What you should do
Could you copy every line from the material below in which "this" appears?

+++ The records

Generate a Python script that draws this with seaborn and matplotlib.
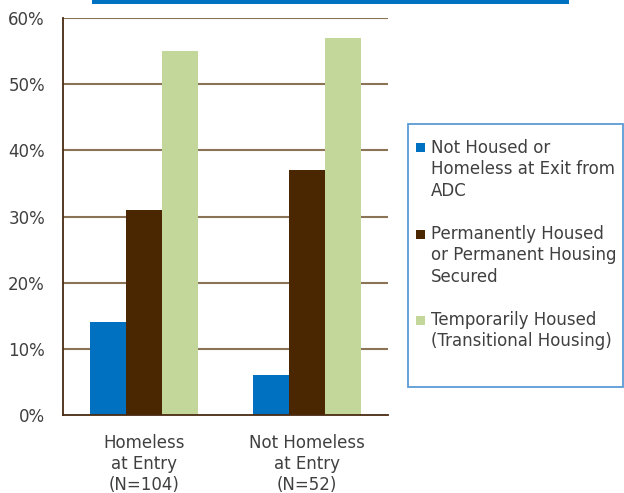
import matplotlib
matplotlib.use("Agg")
import matplotlib.pyplot as plt
import seaborn as sns
import pandas as pd
from matplotlib.patches import Rectangle

# Entry status groups (x categories)
groups = ["Homeless\nat Entry\n(N=104)", "Not Homeless\nat Entry\n(N=52)"]
# Housing outcome at exit (hue)
outcomes = [
    "Not Housed or\nHomeless at Exit from\nADC",
    "Permanently Housed\nor Permanent Housing\nSecured",
    "Temporarily Housed\n(Transitional Housing)",
]
homeless_at_entry = [14, 31, 55]
not_homeless_at_entry = [6, 37, 57]
y_ticks = [0, 10, 20, 30, 40, 50, 60]
y_tick_labels = ["0%", "10%", "20%", "30%", "40%", "50%", "60%"]

colors = ["#0070C0", "#4A2700", "#C4D79B"]
text_color = "#404040"
grid_color = "#8B7355"
axis_color = "#4A2A10"
FS = 12
LS = 1.235

rows = []
for g, vals in zip(groups, [homeless_at_entry, not_homeless_at_entry]):
    for o, v in zip(outcomes, vals):
        rows.append({"group": g, "outcome": o, "pct": v})
df = pd.DataFrame(rows)

sns.set_style("white")
plt.rcParams["font.family"] = ["DejaVu Sans"]

W, H = 624, 493
fig = plt.figure(figsize=(W / 100, H / 100), dpi=100)
ax = fig.add_axes([63 / W, (H - 415) / H, 325 / W, (415 - 18) / H])

sns.barplot(data=df, x="group", y="pct", hue="outcome", order=groups,
            hue_order=outcomes, palette=colors, width=0.665, gap=0,
            saturation=1, edgecolor="none", linewidth=0, legend=False, ax=ax)

ax.set_xlim(-0.5, 1.5)
ax.set_ylim(0, 60)
ax.set_yticks(y_ticks)
ax.set_yticklabels(y_tick_labels)
ax.set_xlabel("")
ax.set_ylabel("")

# horizontal gridlines across the plot width
for t in y_ticks[1:]:
    ax.axhline(t, color=grid_color, lw=1.5, zorder=0.5)

for s in ["top", "right"]:
    ax.spines[s].set_visible(False)
for s in ["left", "bottom"]:
    ax.spines[s].set_color(axis_color)
    ax.spines[s].set_linewidth(1.3)

ax.tick_params(axis="y", length=5, width=1.3, color=axis_color,
               labelsize=FS, labelcolor=text_color, pad=8)
ax.set_xticks([0, 1])
ax.set_xticklabels(groups, linespacing=1.2)
ax.set_xticks([-0.5, 0.5, 1.5], minor=True)
ax.tick_params(axis="x", which="major", length=0, labelsize=FS,
               labelcolor=text_color, pad=14)
ax.tick_params(axis="x", which="minor", length=5, width=1.3, color=axis_color)

# accent bar along the top edge
fig.add_artist(Rectangle((92 / W, 1 - 3.5 / H), (569 - 92) / W, 3.5 / H,
                         transform=fig.transFigure, color="#0070C0", lw=0))

# legend box with square swatches next to the first line of each label
fig.add_artist(Rectangle((407.5 / W, (H - 387) / H), (623 - 407.5) / W,
                         (387 - 124) / H, transform=fig.transFigure,
                         facecolor="white", edgecolor="#5B9BD5", lw=1.3))
line_px = 21.5
y = 148.0
for label, c in zip(outcomes, colors):
    fig.add_artist(Rectangle((416 / W, 1 - (y + 4.5) / H), 9 / W, 9 / H,
                             transform=fig.transFigure, color=c, lw=0))
    fig.text(431 / W, 1 - (y - 9) / H, label, fontsize=FS, color=text_color,
             ha="left", va="top", linespacing=LS)
    n = label.count("\n") + 1
    y += n * line_px + line_px

fig.savefig("out.png", dpi=100)
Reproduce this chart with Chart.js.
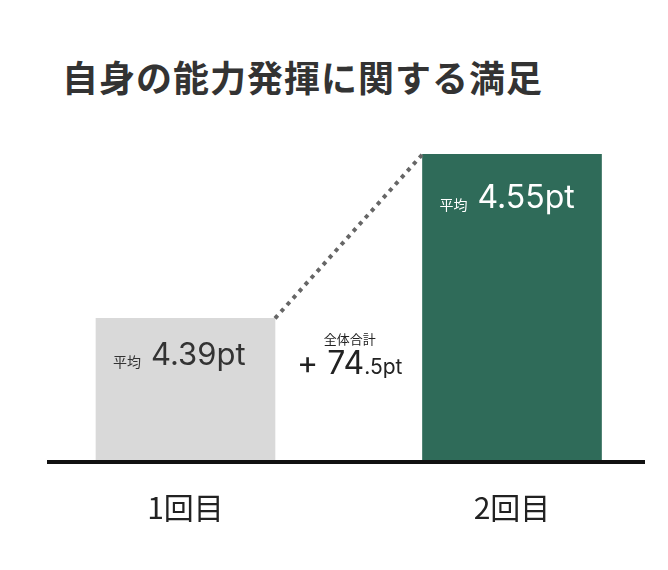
<!DOCTYPE html>
<html lang="ja">
<head>
<meta charset="utf-8">
<script src="https://cdn.jsdelivr.net/npm/chart.js@4.4.0/dist/chart.umd.min.js"></script>
<style>
    html, body { margin: 0; padding: 0; background: #fff; }
    #wrap { position: relative; width: 668px; height: 570px; }
    #chart-title {
        position: absolute; left: 62px; top: 58px; margin: 0;
        font: bold 36px/1 "Noto Sans CJK JP", sans-serif;
        color: #333; letter-spacing: 1px; white-space: nowrap;
    }
    canvas { position: absolute; left: 0; top: 0; }
</style>
</head>
<body>
<div id="wrap">
    <h1 id="chart-title">自身の能力発揮に関する満足</h1>
    <canvas id="satisfaction-chart" width="668" height="570"></canvas>
</div>
<script>
// データ
const categories = ['1回目', '2回目'];
const averageValues = [4.39, 4.55];
const barColors = ['#d9d9d9', '#2f6b59'];
const valueTextColors = ['#333333', '#ffffff'];
const totalLabel = '全体合計';
const totalChange = 74.5;
const axisMin = 4.25;
const axisMax = 4.6;

const jpFont = '"Noto Sans CJK JP", sans-serif';
const numFont = 'Inter, "Liberation Sans", sans-serif';

/**
 * 棒の中の平均値・棒の間の点線・全体合計を描く
 */
const barAnnotations = {
    id: 'barAnnotations',
    afterDatasetsDraw(chart, args, opts) {
        let ctx = chart.ctx;
        let bars = chart.getDatasetMeta(0).data;
        let b1 = bars[0];
        let b2 = bars[1];

        ctx.save();

        // 棒の間の点線
        ctx.strokeStyle = '#666';
        ctx.lineWidth = 4;
        ctx.setLineDash([4, 5]);
        ctx.beginPath();
        ctx.moveTo(b1.x + b1.width / 2, b1.y);
        ctx.lineTo(b2.x - b2.width / 2, b2.y);
        ctx.stroke();
        ctx.setLineDash([]);

        // 棒の中の平均値
        ctx.textBaseline = 'alphabetic';
        ctx.textAlign = 'left';
        for (let i = 0; i < bars.length; i++) {
            let bar = bars[i];
            let x = bar.x - bar.width / 2 + 17;
            let y = bar.y + opts.valueOffsets[i];
            ctx.fillStyle = valueTextColors[i];
            ctx.font = '14px ' + jpFont;
            ctx.fillText('平均', x, y + 2);
            x += ctx.measureText('平均').width + 10;
            ctx.font = opts.valueSizes[i] + 'px ' + numFont;
            ctx.fillText(averageValues[i].toFixed(2) + 'pt', x, y);
        }

        // 全体合計
        let cx = (b1.x + b1.width / 2 + b2.x - b2.width / 2) / 2 + 1;
        ctx.fillStyle = '#222';
        ctx.textAlign = 'center';
        ctx.font = '13px ' + jpFont;
        ctx.fillText(totalLabel, cx, 344);

        let parts = totalChange.toFixed(1).split('.');
        let bigText = '+ ' + parts[0];
        let smallText = '.' + parts[1] + 'pt';
        ctx.font = '32px ' + numFont;
        let bigW = ctx.measureText(bigText).width;
        ctx.font = '21px ' + numFont;
        let smallW = ctx.measureText(smallText).width;
        let sx = cx - (bigW + smallW) / 2;
        ctx.textAlign = 'left';
        ctx.font = '32px ' + numFont;
        ctx.fillText(bigText, sx, 374);
        ctx.font = '21px ' + numFont;
        ctx.fillText(smallText, sx + bigW, 374);

        ctx.restore();
    },
    afterDraw(chart) {
        // ベースライン
        let ctx = chart.ctx;
        let y = chart.scales.y.getPixelForValue(chart.scales.y.min);
        ctx.save();
        ctx.strokeStyle = '#111';
        ctx.lineWidth = 4;
        ctx.beginPath();
        ctx.moveTo(47, y);
        ctx.lineTo(645, y);
        ctx.stroke();
        ctx.restore();
    }
};

window.onload = function () {
    let ctx = document.getElementById('satisfaction-chart').getContext('2d');
    new Chart(ctx, {
        type: 'bar',
        data: {
            labels: categories,
            datasets: [{
                data: averageValues,
                backgroundColor: barColors,
                borderWidth: 0,
                barThickness: 179,
                base: axisMin,
                clip: false,
            }]
        },
        options: {
            responsive: false,
            animation: false,
            layout: {
                padding: { left: 185.5, right: 156, top: 103, bottom: 16 }
            },
            scales: {
                x: {
                    offset: false,
                    grid: { display: false, drawTicks: false },
                    border: { display: false },
                    ticks: {
                        padding: 28,
                        color: '#222',
                        font: { family: jpFont, size: 30 },
                        maxRotation: 0,
                    }
                },
                y: {
                    display: false,
                    min: axisMin,
                    max: axisMax,
                }
            },
            plugins: {
                legend: { display: false },
                tooltip: { enabled: false },
                barAnnotations: {
                    valueOffsets: [47, 54],
                    valueSizes: [31, 32],
                }
            }
        },
        plugins: [barAnnotations]
    });
}
</script>
</body>
</html>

++++++

Response
Generate a Python script that draws this with seaborn and matplotlib.
Reproduce this chart with Chart.js.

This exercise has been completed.